When people generally are feeling better off, they often abandon thrifty, penny-pinching ways.

Many a family hoard of coins helped pay the bills after the financial crash hit in 2008.

But what’s a jar of pennies worth psychologically when Bitcoin is rising 10 percent or more each day?

This is when the U.S. cent is in the most danger.

The logic is there to abolish it.

It costs more than one cent to make.

The last available Mint annual report for fiscal year 2016 shows that it cost 1.5 cents to make each cent.

With the price of zinc soaring 40 percent or so this year, you can bet it doesn’t cost less now despite the best efforts to ramp up productivity.

In this environment of optimism and high rollers, what’s a cent? Let it go.

That’s the case against the denomination.
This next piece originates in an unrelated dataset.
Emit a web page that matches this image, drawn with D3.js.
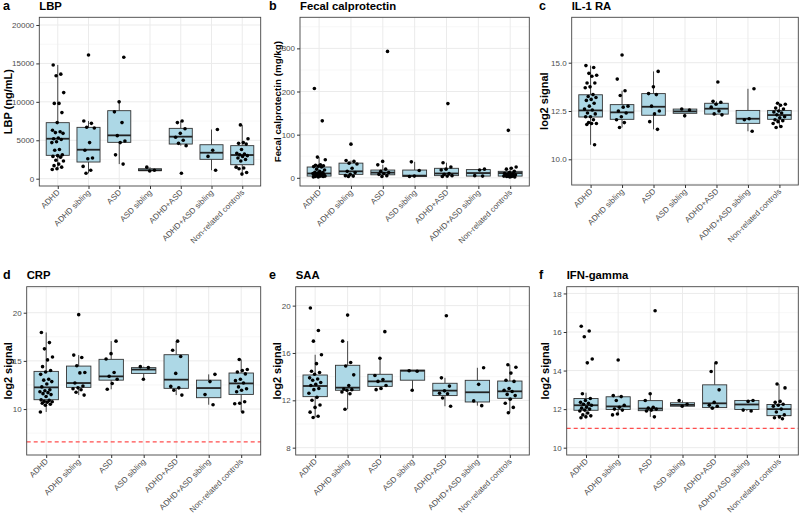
<!DOCTYPE html>
<html><head><meta charset="utf-8">
<script src="https://cdn.jsdelivr.net/npm/d3@7"></script>
<style>
html,body{margin:0;padding:0;background:#fff;}
svg{display:block;font-family:"Liberation Sans",Arial,sans-serif;}
</style></head>
<body><svg id="chart" width="800" height="517"></svg>
<script>
// ---------- DATA ----------
const groups = ["ADHD","ADHD sibling","ASD","ASD sibling","ADHD+ASD","ADHD+ASD sibling","Non-related controls"];

// box stats per group: [lower whisker, q1, median, q3, upper whisker]
const lbpPoints = [
  [14800,13600,13400,11200,9800,9800,8600,7300,6300,6100,6000,5900,5300,5200,5100,4800,4700,3800,3700,3100,3000,2900,2800,2400,2300,1900,1700,1500,1300,1200],
  [16100,7500,7200,6700,6600,4700,3700,2700,2600,1600,1100,700],
  [15800,10000,8700,7300,5600,4900,4700,3100,1900],
  [1500,1100,1000],
  [7500,7300,6500,5900,5400,5000,4600,4300,700],
  [6400,3700,2900,1100],
  [7000,5200,4700,4600,4500,3800,3300,3200,3100,3000,2900,2700,2500,2300,1500,1400,1300,800,600]
];
const lbpBox = [[1200,3040,5200,7290,14800],[700,2170,3770,6680,7500],[1900,4730,5640,8850,10000],[1000,1050,1100,1300,1500],[4300,4510,5470,6550,7500],[1100,2520,3380,4420,6400],[600,1820,3080,4300,7000]];
const lbpTicks = [0,5000,10000,15000,20000];

const calPoints = [
  [207,132,48,42,30,29,28,27,26,25,20,18,15,13,12,11,10,9,9,8,7,6,5,5,4,4,3,3,2,2],
  [78,40,38,34,32,22,15,12,8,5,4,3],
  [293,38,30,20,15,12,10,8,5,3],
  [37,17,4,3],
  [172,35,25,20,18,10,8,5,4,3],
  [20,18,5,4],
  [110,25,22,20,15,12,10,9,8,7,6,5,5,4,4,3,3,2,2]
];
const calBox = [[2,4,10,25,48],[3,8,15,34,40],[3,7,12,18,30],[3,3,5,18,37],[3,5,10,22,35],[4,4,11,19,20],[2,4,11,15,25]];
const calTicks = [0,100,200,300];

const il1Points = [
  [14.85,14.75,14.45,14.35,14.3,13.95,13.95,13.75,13.7,13.35,13.25,13.2,13.1,13.05,12.9,12.75,12.6,12.55,12.4,12.35,12.2,12.2,12.05,11.9,11.85,11.85,11.8,10.75],
  [15.4,14.15,13.55,13.3,12.75,12.7,12.5,12.4,12.2,12.05,11.9,11.65],
  [14.55,13.75,13.4,13.35,12.75,12.5,12.35,11.95,11.55],
  [12.6,12.55,12.25],
  [14.0,13.0,12.95,12.85,12.7,12.5,12.35,12.3],
  [13.65,12.1,12.05,11.45],
  [12.9,12.85,12.8,12.65,12.6,12.5,12.45,12.4,12.3,12.2,12.15,12.05,12.0,11.95,11.85,11.7,11.65]
];
const il1Box = [[10.75,12.19,12.53,13.34,14.85],[11.65,12.07,12.43,12.83,13.55],[11.55,12.28,12.72,13.4,14.55],[12.25,12.38,12.48,12.6,12.6],[12.3,12.34,12.62,12.9,13.0],[11.45,11.86,12.1,12.53,13.65],[11.65,12.07,12.29,12.53,12.9]];
const il1Ticks = [10.0,12.5,15.0];

const crpPoints = [
  [17.95,16.9,16.25,15.4,15.1,14.4,14.0,13.85,13.6,13.1,13.0,12.85,12.6,12.3,12.0,11.9,11.8,11.7,11.6,11.5,11.3,10.95,10.9,10.8,10.75,10.7,10.6,10.5,10.4,9.7],
  [19.8,15.6,15.35,14.5,13.8,13.75,12.7,12.4,12.2,12.1,12.0,11.75,11.45],
  [17.05,15.75,15.2,13.8,13.4,13.1,12.65,12.05],
  [14.4,14.3,13.1],
  [17.05,16.1,15.45,13.7,12.35,12.2,11.95,11.45],
  [13.6,12.85,11.5,10.45],
  [15.15,14.1,14.0,13.85,13.65,13.1,12.95,12.7,12.3,12.1,11.95,11.8,10.75,10.6,10.55,9.7]
];
const crpBox = [[9.7,10.97,12.25,13.91,17.95],[11.45,12.25,12.7,14.46,15.6],[12.05,13.0,13.39,15.16,17.05],[13.1,13.7,14.1,14.3,14.4],[11.45,12.15,13.05,15.64,17.05],[10.45,11.18,12.18,13.0,13.6],[9.7,11.52,12.66,13.74,15.15]];
const crpTicks = [10,15,20];
const crpThreshold = 6.6;

const saaPoints = [
  [19.8,17.9,17.0,15.85,15.1,14.45,14.35,14.2,13.9,13.8,13.7,13.5,13.35,13.25,13.0,12.9,12.6,12.25,12.0,11.6,11.4,11.0,10.65,10.55],
  [19.2,17.0,15.2,14.9,14.15,13.25,12.95,12.9,12.85,12.7,12.55,11.25],
  [17.8,15.55,14.1,13.75,13.6,13.25,13.0,12.9],
  [14.5,14.45,12.85],
  [19.15,13.9,13.2,12.8,12.6,12.55,12.2,11.5],
  [14.75,13.35,11.95,11.55],
  [15.0,14.8,14.3,13.7,13.6,13.0,12.85,12.75,12.5,12.4,12.1,11.75,11.4,10.95]
];
const saaBox = [[10.55,12.31,13.21,14.14,15.85],[11.25,12.85,13.07,14.96,17.0],[12.9,13.18,13.6,14.2,15.55],[12.85,13.7,14.5,14.55,14.55],[11.5,12.4,12.82,13.44,13.9],[11.55,11.86,12.68,13.69,14.75],[10.95,12.17,12.76,13.63,15.0]];
const saaTicks = [8,12,16,20];

const ifnPoints = [
  [16.3,16.05,15.75,14.6,14.4,12.8,12.55,12.45,12.35,12.3,12.25,12.2,12.1,12.05,12.0,11.95,11.9,11.8,11.7,11.65,11.6,11.55],
  [14.55,12.7,12.65,12.45,12.2,12.1,12.0,11.95,11.75,11.7],
  [17.1,12.8,12.45,12.1,12.05,12.0,11.95,11.9,11.6],
  [12.45,12.25,12.15],
  [14.4,13.95,13.0,12.35,12.2,12.15,12.05],
  [12.45,12.4,11.95,11.9],
  [13.3,13.1,12.4,12.35,12.25,12.2,12.15,12.0,11.85,11.7,11.6,11.55,11.5]
];
const ifnBox = [[11.55,11.94,12.2,12.55,12.85],[11.7,11.98,12.14,12.64,12.7],[11.6,11.92,12.03,12.44,12.8],[12.15,12.15,12.22,12.33,12.45],[12.05,12.08,12.3,13.26,14.4],[11.9,11.98,12.24,12.45,12.45],[11.5,11.66,12.0,12.24,13.3]];
const ifnTicks = [10,12,14,16,18];
const ifnThreshold = 11.0;

// ---------- LAYOUT ----------
const panels = [
  {letter:"a", title:"LBP", ylab:"LBP (ng/mL)", labSize:11, pts:lbpPoints, box:lbpBox, ticks:lbpTicks, fmt:d3.format("d"),
   domain:[-950,21000], x0:39.3, x1:260.7, y0:17.3, y1:186, letterX:3, labX:8, thr:null},
  {letter:"b", title:"Fecal calprotectin", ylab:"Fecal calprotectin (mg/kg)", labSize:9.8, pts:calPoints, box:calBox, ticks:calTicks, fmt:d3.format("d"),
   domain:[-19,372], x0:300, x1:529.3, y0:17.3, y1:186, letterX:269, labX:277.5, thr:null},
  {letter:"c", title:"IL-1 RA", ylab:"log2 signal", labSize:11, pts:il1Points, box:il1Box, ticks:il1Ticks, fmt:d3.format(".1f"),
   domain:[8.67,17.35], x0:571.7, x1:798.3, y0:17.3, y1:185, letterX:539, labX:544, thr:null},
  {letter:"d", title:"CRP", ylab:"log2 signal", labSize:11, pts:crpPoints, box:crpBox, ticks:crpTicks, fmt:d3.format("d"),
   domain:[5.23,22.7], x0:26.7, x1:260.7, y0:286.7, y1:455, letterX:3, labX:8.5, thr:crpThreshold},
  {letter:"e", title:"SAA", ylab:"log2 signal", labSize:11, pts:saaPoints, box:saaBox, ticks:saaTicks, fmt:d3.format("d"),
   domain:[7.38,21.6], x0:295.7, x1:529.3, y0:286.7, y1:455, letterX:269, labX:277, thr:null},
  {letter:"f", title:"IFN-gamma", ylab:"log2 signal", labSize:11, pts:ifnPoints, box:ifnBox, ticks:ifnTicks, fmt:d3.format("d"),
   domain:[9.62,18.35], x0:566.7, x1:798.3, y0:286.7, y1:455, letterX:539, labX:545, thr:ifnThreshold}
];

const svg = d3.select("#chart");
svg.append("rect").attr("width",800).attr("height",517).attr("fill","#fff");

// deterministic jitter offsets (fraction of category step)
function jit(g, i){ const v = ((i*0.6180339887 + g*0.37 + 0.13) % 1); return (v - 0.5) * 0.4; }

panels.forEach(p => {
  const x = d3.scalePoint().domain(groups).range([p.x0, p.x1]).padding(0.6);
  const y = d3.scaleLinear().domain(p.domain).range([p.y1, p.y0]);
  const step = x.step();
  const g = svg.append("g");

  // grid
  const dt = p.ticks[1]-p.ticks[0];
  const minor = [];
  for (let t = p.ticks[0]-dt/2; t <= p.domain[1]; t += dt) if (t >= p.domain[0]) minor.push(t);
  g.selectAll(".minor").data(minor).join("line")
    .attr("x1",p.x0).attr("x2",p.x1).attr("y1",d=>y(d)).attr("y2",d=>y(d))
    .attr("stroke","#F2F2F2").attr("stroke-width",0.6);
  g.selectAll(".major").data(p.ticks).join("line")
    .attr("x1",p.x0).attr("x2",p.x1).attr("y1",d=>y(d)).attr("y2",d=>y(d))
    .attr("stroke","#EBEBEB").attr("stroke-width",1);
  g.selectAll(".vgrid").data(groups).join("line")
    .attr("x1",d=>x(d)).attr("x2",d=>x(d)).attr("y1",p.y0).attr("y2",p.y1)
    .attr("stroke","#EBEBEB").attr("stroke-width",1);

  // boxes
  const bw = step*0.75;
  groups.forEach((grp, gi) => {
    const b = p.box[gi], cx = x(grp);
    g.append("line").attr("x1",cx).attr("x2",cx).attr("y1",y(b[3])).attr("y2",y(b[4]))
      .attr("stroke","#333").attr("stroke-width",0.9);
    g.append("line").attr("x1",cx).attr("x2",cx).attr("y1",y(b[1])).attr("y2",y(b[0]))
      .attr("stroke","#333").attr("stroke-width",0.9);
    g.append("rect").attr("x",cx-bw/2).attr("width",bw)
      .attr("y",y(b[3])).attr("height",Math.max(0.5,y(b[1])-y(b[3])))
      .attr("fill","#ADD8E6").attr("stroke","#333").attr("stroke-width",0.9);
    g.append("line").attr("x1",cx-bw/2).attr("x2",cx+bw/2).attr("y1",y(b[2])).attr("y2",y(b[2]))
      .attr("stroke","#222").attr("stroke-width",1.8);
  });

  // threshold line
  if (p.thr !== null) {
    g.append("line").attr("x1",p.x0).attr("x2",p.x1).attr("y1",y(p.thr)).attr("y2",y(p.thr))
      .attr("stroke","#FF4D4D").attr("stroke-width",1.3).attr("stroke-dasharray","4,3");
  }

  // points
  groups.forEach((grp, gi) => {
    g.selectAll(null).data(p.pts[gi]).join("circle")
      .attr("cx",(d,i)=>x(grp) + jit(gi,i)*step)
      .attr("cy",d=>y(d)).attr("r",1.8).attr("fill","#000");
  });

  // border
  g.append("rect").attr("x",p.x0).attr("y",p.y0).attr("width",p.x1-p.x0).attr("height",p.y1-p.y0)
    .attr("fill","none").attr("stroke","#444").attr("stroke-width",0.9);

  // axes
  const ya = g.append("g").attr("transform",`translate(${p.x0},0)`)
    .call(d3.axisLeft(y).tickValues(p.ticks).tickFormat(p.fmt).tickSize(3).tickPadding(2));
  ya.select(".domain").remove();
  ya.selectAll("line").attr("stroke","#333");
  ya.selectAll("text").attr("fill","#4D4D4D").attr("font-size",8).attr("font-family","Liberation Sans, Arial, sans-serif");

  const xa = g.append("g").attr("transform",`translate(0,${p.y1})`)
    .call(d3.axisBottom(x).tickSize(3).tickPadding(2));
  xa.select(".domain").remove();
  xa.selectAll("line").attr("stroke","#333");
  xa.selectAll("text").attr("fill","#4D4D4D").attr("font-size",8).attr("font-family","Liberation Sans, Arial, sans-serif")
    .attr("text-anchor","end").attr("dy",null).attr("y",0)
    .attr("transform","translate(2,7) rotate(-45)");

  // y title
  svg.append("text").attr("transform",`translate(${p.labX},${(p.y0+p.y1)/2}) rotate(-90)`)
    .attr("dy","0.35em").attr("text-anchor","middle").attr("font-weight","bold")
    .attr("font-size",p.labSize).attr("fill","#000").text(p.ylab);

  // titles
  svg.append("text").attr("x",p.letterX).attr("y",p.y0-7.3).attr("font-weight","bold")
    .attr("font-size",12.5).attr("fill","#000").text(p.letter);
  svg.append("text").attr("x",p.x0).attr("y",p.y0-7.3).attr("font-weight","bold")
    .attr("font-size",11.3).attr("fill","#000").text(p.title);
});
</script></body></html>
Holding the defensive line are most collectors, who still are emotionally attached to coins that caught their attention 50, 60 or 70 years ago.

But how long will they feel this way?

The current high-rolling economy is also getting people more comfortable without using coins at all.

It is a well documented fact that people who pay for things electronically spend more than if they had to take out a wallet and actually hand over physical cash.

When I took my elderly mother to her monthly visit to the credit union, I saw new notices of the various options customers could use to pay their bills using their cell phones.

This is the first time I have seen them posted there.

These would not be up for viewing if their customers were not pushing to use these forms of electronic payment.

So take your pick; whether the cent dies because so many Americans are feeling rich or because they have abandoned all forms of cash, the defenders of the one-cent coin need to be vigilant.

They have a lot to fend off right now.